→ Task statement: Every line that includes the word "seaborn" is to be listed.

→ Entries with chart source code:
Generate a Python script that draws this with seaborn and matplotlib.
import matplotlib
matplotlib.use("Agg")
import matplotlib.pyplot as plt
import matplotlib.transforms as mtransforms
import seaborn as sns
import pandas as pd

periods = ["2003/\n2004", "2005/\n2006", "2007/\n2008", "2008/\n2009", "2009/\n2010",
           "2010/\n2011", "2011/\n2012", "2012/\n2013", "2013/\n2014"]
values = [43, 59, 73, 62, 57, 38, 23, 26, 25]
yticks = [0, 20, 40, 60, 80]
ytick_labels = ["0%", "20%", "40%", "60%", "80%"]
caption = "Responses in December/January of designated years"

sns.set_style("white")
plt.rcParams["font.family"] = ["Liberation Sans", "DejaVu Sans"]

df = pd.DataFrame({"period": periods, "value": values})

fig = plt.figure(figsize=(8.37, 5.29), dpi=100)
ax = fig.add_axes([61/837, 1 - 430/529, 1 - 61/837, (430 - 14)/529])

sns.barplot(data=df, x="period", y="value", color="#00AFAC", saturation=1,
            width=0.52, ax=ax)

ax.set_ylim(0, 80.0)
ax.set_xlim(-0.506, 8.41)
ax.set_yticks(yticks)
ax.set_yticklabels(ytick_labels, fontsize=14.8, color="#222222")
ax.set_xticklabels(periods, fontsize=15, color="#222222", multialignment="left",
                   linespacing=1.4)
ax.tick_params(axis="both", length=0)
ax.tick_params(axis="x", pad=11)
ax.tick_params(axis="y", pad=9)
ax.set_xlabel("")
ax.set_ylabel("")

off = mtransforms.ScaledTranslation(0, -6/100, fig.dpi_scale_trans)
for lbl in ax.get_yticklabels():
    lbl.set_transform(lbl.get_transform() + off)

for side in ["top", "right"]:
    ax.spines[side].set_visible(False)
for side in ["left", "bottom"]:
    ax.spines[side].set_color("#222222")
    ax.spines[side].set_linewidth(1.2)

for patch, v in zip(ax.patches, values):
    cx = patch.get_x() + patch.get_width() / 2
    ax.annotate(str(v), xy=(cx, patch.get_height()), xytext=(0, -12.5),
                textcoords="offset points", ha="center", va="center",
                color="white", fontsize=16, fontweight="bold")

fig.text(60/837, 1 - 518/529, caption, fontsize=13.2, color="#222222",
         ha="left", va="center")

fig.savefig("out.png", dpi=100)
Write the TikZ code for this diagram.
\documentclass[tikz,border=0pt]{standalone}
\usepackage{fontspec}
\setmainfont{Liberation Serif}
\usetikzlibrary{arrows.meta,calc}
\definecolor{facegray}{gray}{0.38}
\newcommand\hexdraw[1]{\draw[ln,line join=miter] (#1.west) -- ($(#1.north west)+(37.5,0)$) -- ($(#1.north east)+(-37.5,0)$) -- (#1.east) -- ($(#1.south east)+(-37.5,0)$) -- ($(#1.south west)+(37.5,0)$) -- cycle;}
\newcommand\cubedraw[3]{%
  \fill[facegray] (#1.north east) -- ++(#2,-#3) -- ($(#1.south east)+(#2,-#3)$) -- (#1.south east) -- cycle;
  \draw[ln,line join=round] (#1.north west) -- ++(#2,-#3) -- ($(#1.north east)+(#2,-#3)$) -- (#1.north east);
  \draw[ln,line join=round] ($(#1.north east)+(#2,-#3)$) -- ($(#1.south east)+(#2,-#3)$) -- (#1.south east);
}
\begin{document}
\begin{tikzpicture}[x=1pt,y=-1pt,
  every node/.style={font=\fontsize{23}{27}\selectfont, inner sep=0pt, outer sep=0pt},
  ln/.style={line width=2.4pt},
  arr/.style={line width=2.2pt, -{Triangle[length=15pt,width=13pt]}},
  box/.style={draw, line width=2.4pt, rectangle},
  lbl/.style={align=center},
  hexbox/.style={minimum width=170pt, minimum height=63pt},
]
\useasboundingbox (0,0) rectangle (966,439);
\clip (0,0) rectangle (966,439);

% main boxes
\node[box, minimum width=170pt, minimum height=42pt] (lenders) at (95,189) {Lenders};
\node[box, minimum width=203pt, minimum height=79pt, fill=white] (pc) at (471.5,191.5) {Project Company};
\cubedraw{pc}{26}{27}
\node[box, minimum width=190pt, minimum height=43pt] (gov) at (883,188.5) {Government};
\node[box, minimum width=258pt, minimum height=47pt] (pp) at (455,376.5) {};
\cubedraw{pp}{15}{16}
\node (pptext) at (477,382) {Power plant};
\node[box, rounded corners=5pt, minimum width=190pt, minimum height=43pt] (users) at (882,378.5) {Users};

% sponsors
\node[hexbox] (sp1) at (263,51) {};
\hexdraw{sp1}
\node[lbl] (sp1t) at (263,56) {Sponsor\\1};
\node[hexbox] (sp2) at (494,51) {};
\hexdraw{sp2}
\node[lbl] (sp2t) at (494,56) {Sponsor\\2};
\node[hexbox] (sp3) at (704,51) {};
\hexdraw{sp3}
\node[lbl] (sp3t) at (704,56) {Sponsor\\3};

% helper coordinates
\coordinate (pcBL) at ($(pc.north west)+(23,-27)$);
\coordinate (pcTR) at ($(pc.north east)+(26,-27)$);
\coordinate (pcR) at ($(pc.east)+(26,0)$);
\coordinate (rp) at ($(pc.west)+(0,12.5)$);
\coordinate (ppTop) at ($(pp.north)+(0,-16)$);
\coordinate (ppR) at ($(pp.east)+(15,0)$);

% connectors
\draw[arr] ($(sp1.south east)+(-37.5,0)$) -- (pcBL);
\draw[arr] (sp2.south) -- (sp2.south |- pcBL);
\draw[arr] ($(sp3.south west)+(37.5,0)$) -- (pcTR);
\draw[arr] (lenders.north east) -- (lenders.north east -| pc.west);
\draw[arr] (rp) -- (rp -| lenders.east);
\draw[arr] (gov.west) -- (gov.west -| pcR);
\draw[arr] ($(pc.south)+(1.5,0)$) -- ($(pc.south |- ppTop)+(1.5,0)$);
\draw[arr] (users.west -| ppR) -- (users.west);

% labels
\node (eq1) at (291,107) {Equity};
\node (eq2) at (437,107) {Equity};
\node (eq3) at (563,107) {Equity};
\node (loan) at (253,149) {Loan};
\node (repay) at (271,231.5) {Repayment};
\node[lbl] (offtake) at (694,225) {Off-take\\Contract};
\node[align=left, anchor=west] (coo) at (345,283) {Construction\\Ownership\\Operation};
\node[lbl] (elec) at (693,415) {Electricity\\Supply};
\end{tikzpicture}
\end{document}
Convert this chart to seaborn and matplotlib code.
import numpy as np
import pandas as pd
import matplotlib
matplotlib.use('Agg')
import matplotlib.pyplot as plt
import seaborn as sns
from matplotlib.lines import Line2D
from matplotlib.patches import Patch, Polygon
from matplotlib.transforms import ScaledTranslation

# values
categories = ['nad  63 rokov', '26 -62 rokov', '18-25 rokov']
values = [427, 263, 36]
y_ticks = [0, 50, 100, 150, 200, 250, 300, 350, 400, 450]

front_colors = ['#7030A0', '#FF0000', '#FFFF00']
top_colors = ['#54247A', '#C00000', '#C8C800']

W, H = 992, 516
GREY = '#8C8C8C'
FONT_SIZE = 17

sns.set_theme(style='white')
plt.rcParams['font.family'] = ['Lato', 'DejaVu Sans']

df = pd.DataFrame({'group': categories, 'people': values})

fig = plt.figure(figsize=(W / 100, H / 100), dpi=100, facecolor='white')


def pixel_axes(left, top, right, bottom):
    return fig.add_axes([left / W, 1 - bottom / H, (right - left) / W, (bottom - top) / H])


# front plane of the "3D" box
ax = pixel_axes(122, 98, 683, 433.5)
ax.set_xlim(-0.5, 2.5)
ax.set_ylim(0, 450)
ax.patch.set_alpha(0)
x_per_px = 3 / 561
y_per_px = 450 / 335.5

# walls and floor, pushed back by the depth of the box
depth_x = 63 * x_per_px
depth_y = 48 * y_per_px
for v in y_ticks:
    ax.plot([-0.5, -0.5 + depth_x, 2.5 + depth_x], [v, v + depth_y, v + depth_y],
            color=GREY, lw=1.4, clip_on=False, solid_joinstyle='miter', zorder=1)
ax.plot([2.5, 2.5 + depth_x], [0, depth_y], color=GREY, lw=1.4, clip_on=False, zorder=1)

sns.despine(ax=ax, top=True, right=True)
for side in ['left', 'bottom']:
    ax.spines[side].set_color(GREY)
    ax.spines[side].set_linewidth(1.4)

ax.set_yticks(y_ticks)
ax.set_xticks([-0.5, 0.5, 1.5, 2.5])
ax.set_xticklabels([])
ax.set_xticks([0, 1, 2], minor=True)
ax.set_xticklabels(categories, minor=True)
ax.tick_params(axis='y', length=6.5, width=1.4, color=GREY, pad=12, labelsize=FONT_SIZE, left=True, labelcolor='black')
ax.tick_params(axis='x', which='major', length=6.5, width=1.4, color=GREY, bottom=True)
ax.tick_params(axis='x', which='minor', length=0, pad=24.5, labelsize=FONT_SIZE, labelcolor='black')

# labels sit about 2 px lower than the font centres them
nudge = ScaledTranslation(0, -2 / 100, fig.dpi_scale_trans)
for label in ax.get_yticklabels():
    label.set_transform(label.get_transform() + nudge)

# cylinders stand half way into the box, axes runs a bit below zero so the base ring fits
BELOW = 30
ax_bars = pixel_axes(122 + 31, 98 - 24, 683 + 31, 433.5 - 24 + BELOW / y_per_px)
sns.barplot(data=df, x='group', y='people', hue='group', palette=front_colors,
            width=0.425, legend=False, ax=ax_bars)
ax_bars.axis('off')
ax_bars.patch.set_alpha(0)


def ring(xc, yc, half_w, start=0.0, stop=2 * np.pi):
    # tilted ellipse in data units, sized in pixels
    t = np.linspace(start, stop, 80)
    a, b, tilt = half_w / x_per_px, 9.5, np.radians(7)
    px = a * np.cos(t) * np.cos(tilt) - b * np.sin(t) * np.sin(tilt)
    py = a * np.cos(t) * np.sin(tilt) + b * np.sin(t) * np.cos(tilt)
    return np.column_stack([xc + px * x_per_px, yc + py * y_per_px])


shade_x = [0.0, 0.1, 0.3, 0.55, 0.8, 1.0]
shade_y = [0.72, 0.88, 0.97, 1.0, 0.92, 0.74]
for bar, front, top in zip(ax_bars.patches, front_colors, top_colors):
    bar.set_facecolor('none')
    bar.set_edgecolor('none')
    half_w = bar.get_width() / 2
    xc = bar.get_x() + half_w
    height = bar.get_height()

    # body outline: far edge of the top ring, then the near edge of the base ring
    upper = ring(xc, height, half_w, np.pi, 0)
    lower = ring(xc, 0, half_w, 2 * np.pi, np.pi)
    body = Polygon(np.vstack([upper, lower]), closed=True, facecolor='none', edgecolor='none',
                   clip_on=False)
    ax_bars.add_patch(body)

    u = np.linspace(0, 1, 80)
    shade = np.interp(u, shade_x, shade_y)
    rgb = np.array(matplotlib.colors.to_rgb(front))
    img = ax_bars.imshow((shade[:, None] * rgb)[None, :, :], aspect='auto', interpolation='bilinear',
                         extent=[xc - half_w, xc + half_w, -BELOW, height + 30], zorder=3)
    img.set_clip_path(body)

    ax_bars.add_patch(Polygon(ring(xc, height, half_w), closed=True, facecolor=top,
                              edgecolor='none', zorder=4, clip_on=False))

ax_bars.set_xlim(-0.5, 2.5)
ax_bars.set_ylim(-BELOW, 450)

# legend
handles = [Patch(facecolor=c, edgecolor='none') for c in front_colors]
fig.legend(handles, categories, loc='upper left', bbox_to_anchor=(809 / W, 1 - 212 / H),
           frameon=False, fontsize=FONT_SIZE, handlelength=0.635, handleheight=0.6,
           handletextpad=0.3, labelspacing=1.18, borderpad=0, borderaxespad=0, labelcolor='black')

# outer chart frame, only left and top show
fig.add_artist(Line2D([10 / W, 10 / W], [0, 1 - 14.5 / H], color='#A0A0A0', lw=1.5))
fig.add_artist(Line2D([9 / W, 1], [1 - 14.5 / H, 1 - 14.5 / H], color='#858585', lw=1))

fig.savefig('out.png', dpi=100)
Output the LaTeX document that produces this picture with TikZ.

→ Task solution:
Generate a Python script that draws this with seaborn and matplotlib.
import seaborn as sns
Convert this chart to seaborn and matplotlib code.
import seaborn as sns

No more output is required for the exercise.